The above DAGMan script and the neccessary files are available to the user by invoking the tutorial command.

tutorial dagman-namd
cd tutorial-dagman-namd

The directory "tutorial-dagman-namd" contains all the neccessary files. The file "linear.dag" is the DAGMan script. The files "namd_run_job0.submit, …" are the HTCondor script files that execute the files "namd_run_job0.sh,…".

Now we submit the DAGMan script on OSG.

$ condor_submit_dag linear.dag 

-----------------------------------------------------------------------
File for submitting this DAG to Condor           : linear.dag.condor.sub
Log of DAGMan debugging messages                 : linear.dag.dagman.out
Log of Condor library output                     : linear.dag.lib.out
Log of Condor library error messages             : linear.dag.lib.err
Log of the life of condor_dagman itself          : linear.dag.dagman.log

Submitting job(s).
1 job(s) submitted to cluster 1317501.
-----------------------------------------------------------------------

We can check the job status, by typing

$ condor_q username

-- Submitter: login01.osgconnect.net : <192.170.227.195:48781> : login01.osgconnect.net
 ID      OWNER            SUBMITTED     RUN_TIME ST PRI SIZE CMD               
1317646.0   username          10/30 17:27   0+00:00:28 R  0   0.3  condor_dagman     
1317647.0   username          10/30 17:28   0+00:00:00 I  0   0.0  namd_run_job0.sh  

2 jobs; 0 completed, 0 removed, 1 idle, 1 running, 0 held, 0 suspended

We see two runing jobs. One is the dagman job which manages the execution of NAMD jobs. The other is the actual NAMD execution "namd_run_job0.sh". Once the dag completes, you will see four .tar.gz files "OutFilesFromNAMD_job0.tar.gz, OutFilesFromNAMD_job1.tar.gz, OutFilesFromNAMD_job2.tar.gz, OutFilesFromNAMD_job3.tar.gz". If the output files are not empty, the jobs are successfully completed. Of course, a through check up requires looking at the ouput results.

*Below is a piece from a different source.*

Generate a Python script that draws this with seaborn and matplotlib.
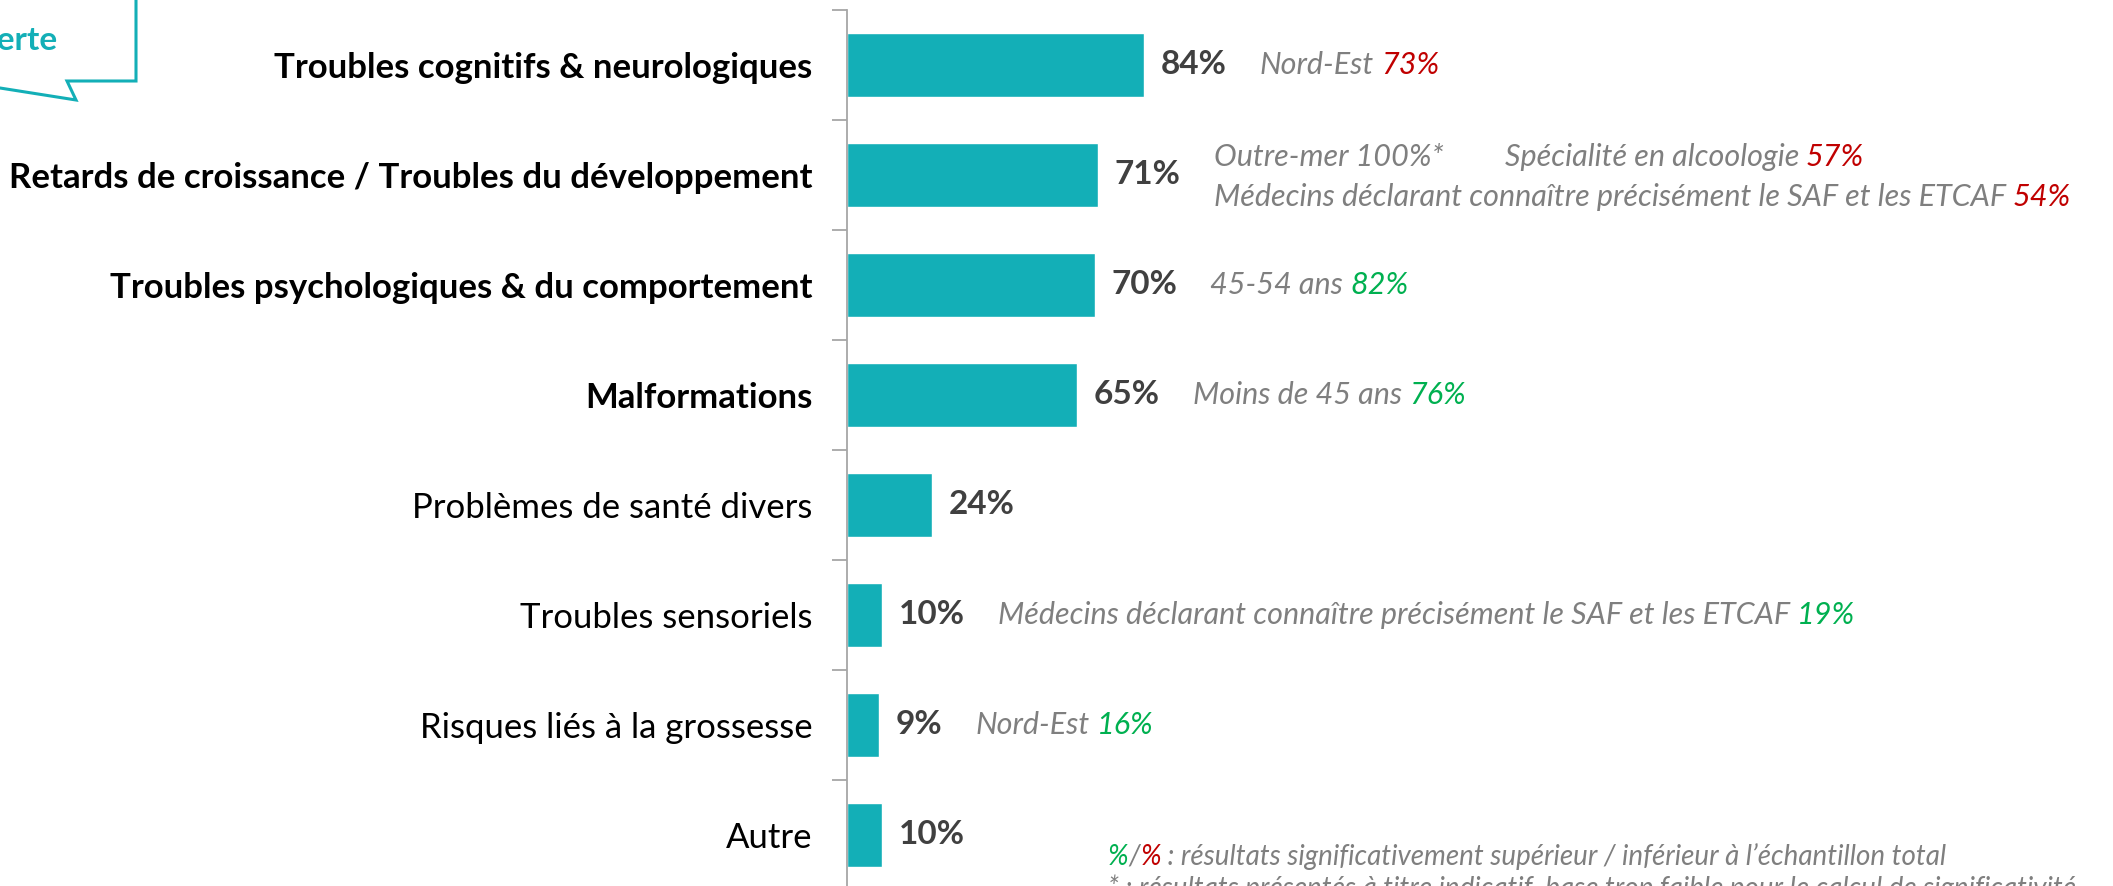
"""
Bar chart: consequences of prenatal alcohol exposure cited by doctors,
with sub-group call-outs next to each bar. Saved to out.png.
"""

import matplotlib
matplotlib.use("Agg")
import matplotlib.pyplot as plt
from matplotlib.lines import Line2D
import seaborn as sns

sns.set_theme(style="white")
plt.rcParams["font.family"] = ["Lato", "DejaVu Sans"]

# ---- data -------------------------------------------------------------
categories = [
    "Troubles cognitifs & neurologiques",
    "Retards de croissance / Troubles du développement",
    "Troubles psychologiques & du comportement",
    "Malformations",
    "Problèmes de santé divers",
    "Troubles sensoriels",
    "Risques liés à la grossesse",
    "Autre",
]
values = [84, 71, 70, 65, 24, 10, 9, 10]
bold_labels = [True, True, True, True, False, False, False, False]

GRAY = "#7f7f7f"
RED = "#c00000"
GREEN = "#00b050"

# sub-group call-outs: row index -> lines, each line a list of (text, colour)
notes = {
    0: [[("Nord-Est", GRAY), ("73%", RED)]],
    1: [[("Outre-mer 100%*", GRAY), ("Spécialité en alcoologie", GRAY), ("57%", RED)],
        [("Médecins déclarant connaître précisément le SAF et les ETCAF", GRAY), ("54%", RED)]],
    2: [[("45-54 ans", GRAY), ("82%", GREEN)]],
    3: [[("Moins de 45 ans", GRAY), ("76%", GREEN)]],
    5: [[("Médecins déclarant connaître précisément le SAF et les ETCAF", GRAY), ("19%", GREEN)]],
    6: [[("Nord-Est", GRAY), ("16%", GREEN)]],
}
legend_parts = [("%", GREEN), ("/", GRAY), ("%", RED),
                (" : résultats significativement supérieur / inférieur à l’échantillon total", GRAY)]
footnote = "* : résultats présentés à titre indicatif, base trop faible pour le calcul de significativité"
callout_text = "Question ouverte"

TEAL = "#13afb7"
AXIS_GRAY = "#a6a6a6"
W, H = 2113, 886

fig = plt.figure(figsize=(W / 100, H / 100), dpi=100)
ax = fig.add_axes([847 / W, -4 / H, 1 - 847 / W, 880 / H])

sns.barplot(x=values, y=categories, orient="h", color=TEAL, saturation=1,
            width=0.58, ax=ax)
ax.set_xlim(0, (W - 847) / 3.536)
ax.set_ylim(len(categories) - 0.5, -0.5)
ax.set_xlabel("")
ax.set_ylabel("")
ax.set_xticks([])

for side in ["top", "right", "bottom"]:
    ax.spines[side].set_visible(False)
ax.spines["left"].set_color(AXIS_GRAY)
ax.spines["left"].set_linewidth(1.3)

ax.set_yticks(range(len(categories)))
ax.set_yticks([i - 0.5 for i in range(len(categories) + 1)], minor=True)
ax.tick_params(axis="y", which="major", length=0, pad=25, labelsize=25, labelcolor="black")
ax.tick_params(axis="y", which="minor", length=11, width=1.3, color=AXIS_GRAY, direction="out", left=True)
for lab, b in zip(ax.get_yticklabels(), bold_labels):
    lab.set_fontweight("bold" if b else "normal")

# value labels and call-outs
NOTE_SIZE = 22
for i, v in enumerate(values):
    vt = ax.annotate(f"{v}%", xy=(v, i), xytext=(12, 0), textcoords="offset points",
                     ha="left", va="center", fontsize=24, fontweight="bold", color="#404040")
    lines = notes.get(i, [])
    offsets = [0] if len(lines) == 1 else [13, -16]
    for line, dy in zip(lines, offsets):
        prev = None
        for k, (txt, col) in enumerate(line):
            if prev is None:
                prev = ax.annotate(txt, xy=(1, 0.5), xycoords=vt, xytext=(24, dy),
                                   textcoords="offset points", ha="left", va="center",
                                   fontsize=NOTE_SIZE, fontstyle="italic", color=col)
            else:
                gap = 44 if line[k - 1][0].endswith("*") else 5
                prev = ax.annotate(txt, xy=(1, 0), xycoords=prev, xytext=(gap, 0),
                                   textcoords="offset points", ha="left", va="bottom",
                                   fontsize=NOTE_SIZE, fontstyle="italic", color=col)

# significance legend and footnote
FOOT_SIZE = 20
prev = None
for txt, col in legend_parts:
    if prev is None:
        prev = fig.text(1108 / W, 1 - 857 / H, txt, ha="left", va="center",
                        fontsize=FOOT_SIZE, fontstyle="italic", color=col)
    else:
        prev = ax.annotate(txt, xy=(1, 0), xycoords=prev, ha="left", va="bottom",
                           fontsize=FOOT_SIZE, fontstyle="italic", color=col,
                           annotation_clip=False)
fig.text(1108 / W, 1 - 874 / H, footnote, ha="left", va="top",
         fontsize=FOOT_SIZE, fontstyle="italic", color=GRAY)

# speech-bubble callout in the top-left corner
bubble_x = [136, 136, 67, 76, 0]
bubble_y = [0, 81, 81, 100, 88]
fig.add_artist(Line2D([x / W for x in bubble_x], [1 - y / H for y in bubble_y],
                      transform=fig.transFigure, color=TEAL, lw=2.2, solid_joinstyle="miter"))
fig.text(57 / W, 1 - 40 / H, callout_text, ha="right", va="center",
         fontsize=24, fontweight="bold", color=TEAL)

fig.savefig("out.png", dpi=100)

The example described above has simple inter relation among the jobs. DAGMan is capable of dealing with the acyclic graph jobs with complex inter relations. Also DAGMan can help with the resubmission of uncompleted portions of a DAG, when one or more nodes result in failure. Also several dags can be combined into a single dag.

Keypoints

  • DAGMan (Directed Acyclic Graph Manager) handles computational jobs that are mapped as a directed acyclic graph.
  • DAGMan script describe the interdepency between set of jobs.
  • condor_submit_dag - is the command to submit a dagman job.
  • One may write a DAGMan script consisting of several DAGMan jobs.